Let's assume that \log_{10} 2 is rational, say \log_{10} 2 = n/m. It then follows that 2^m = 10^n = 2^n \cdot 5^n, which is impossible for any n > 0.

So we conclude that \log_{10} 2 is irrational.

The original question can be rephrased as follows: for each given d, how often (if ever at all) are the numbers x_n = \{ n \log_{10} 2 \} contained in the interval I_d?

To be more precise, the original question is: find \lim_{n \to \infty} \frac{1}{n} |\{k: x_k \in I, 1 \le k \le n \}|.

But this is precisely the content of Theorem A: since \log_{10} 2 is irrational, the limit is I_d , the length of the interval.

So the proportion of time the leading digit of 2^n is d is equal to |I_d| = \log_{10} (1 + 1/d). Note that this function decreases with d, so the digit 1 will occur most often, and 9 least often.
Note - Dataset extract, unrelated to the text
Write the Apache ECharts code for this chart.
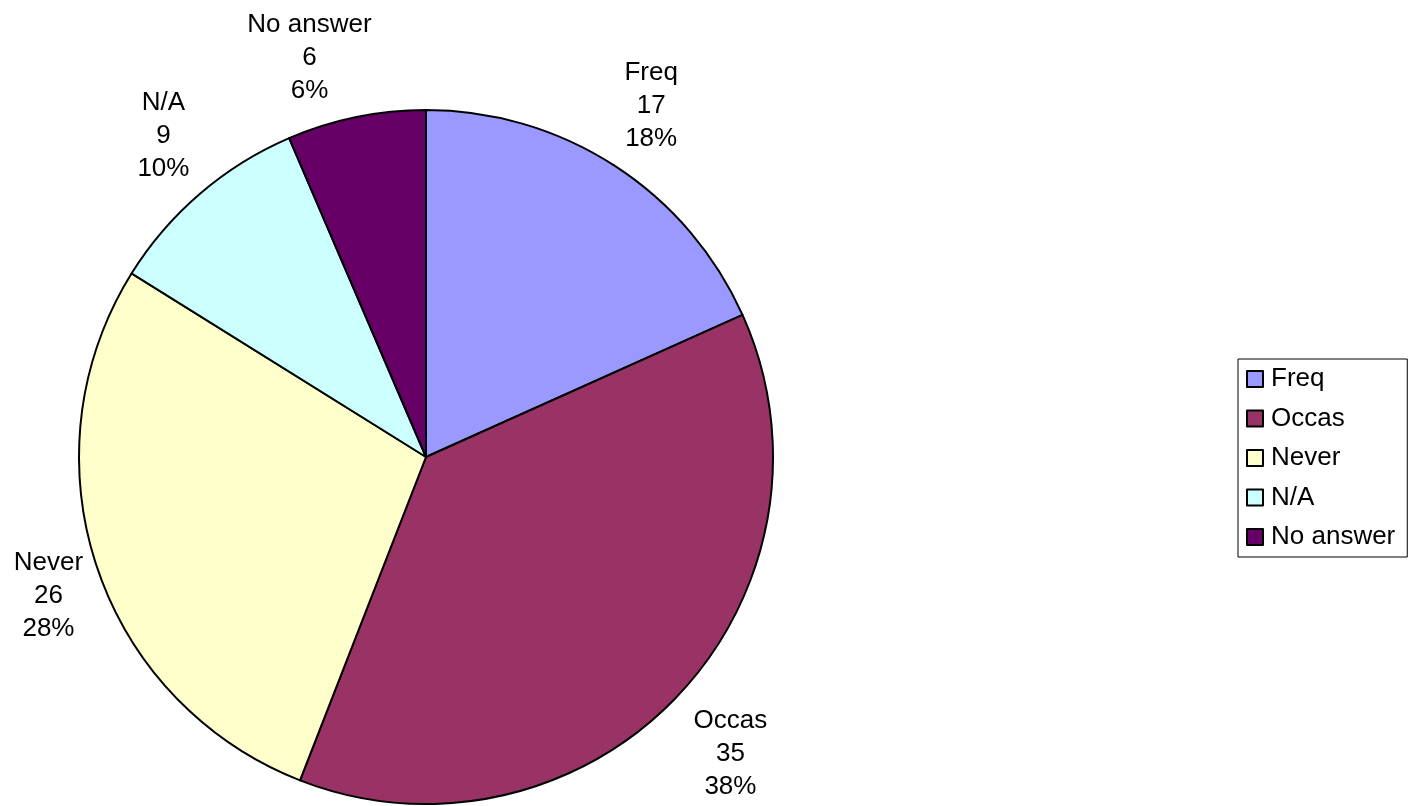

The following table gives the lengths of I_d for d = 1, 2, \dots, 9.

d	1	2	3	4	5	6	7	8	9
I_d	0.301	0.176	0.125	0.097	0.079	0.067	0.058	0.051	0.046

The next table shows the actual distribution N(d) = |\{ n: 1 \le n \ne 100, a_n = d\}| of the first digit a_n in the first 100 powers of 2.

d	1	2	3	4	5	6	7	8	9
N(d)	30	17	13	10	7	7	6	5	5

Notes

It should be clear that the same proof can be carried out for the first digit of b^n, for any b, provided \log_{10} b is irrational. This leads us to ask the question: is \log_{10} b irrational as long as b is not a power of 10?

The distribution of the last digit of powers of integers is much more regular. Try to think about it.

Benford's Law is an empirical result about the first digits of real-life data; it has the same distribution as our result. Wikipedia has an article on Benford's Law.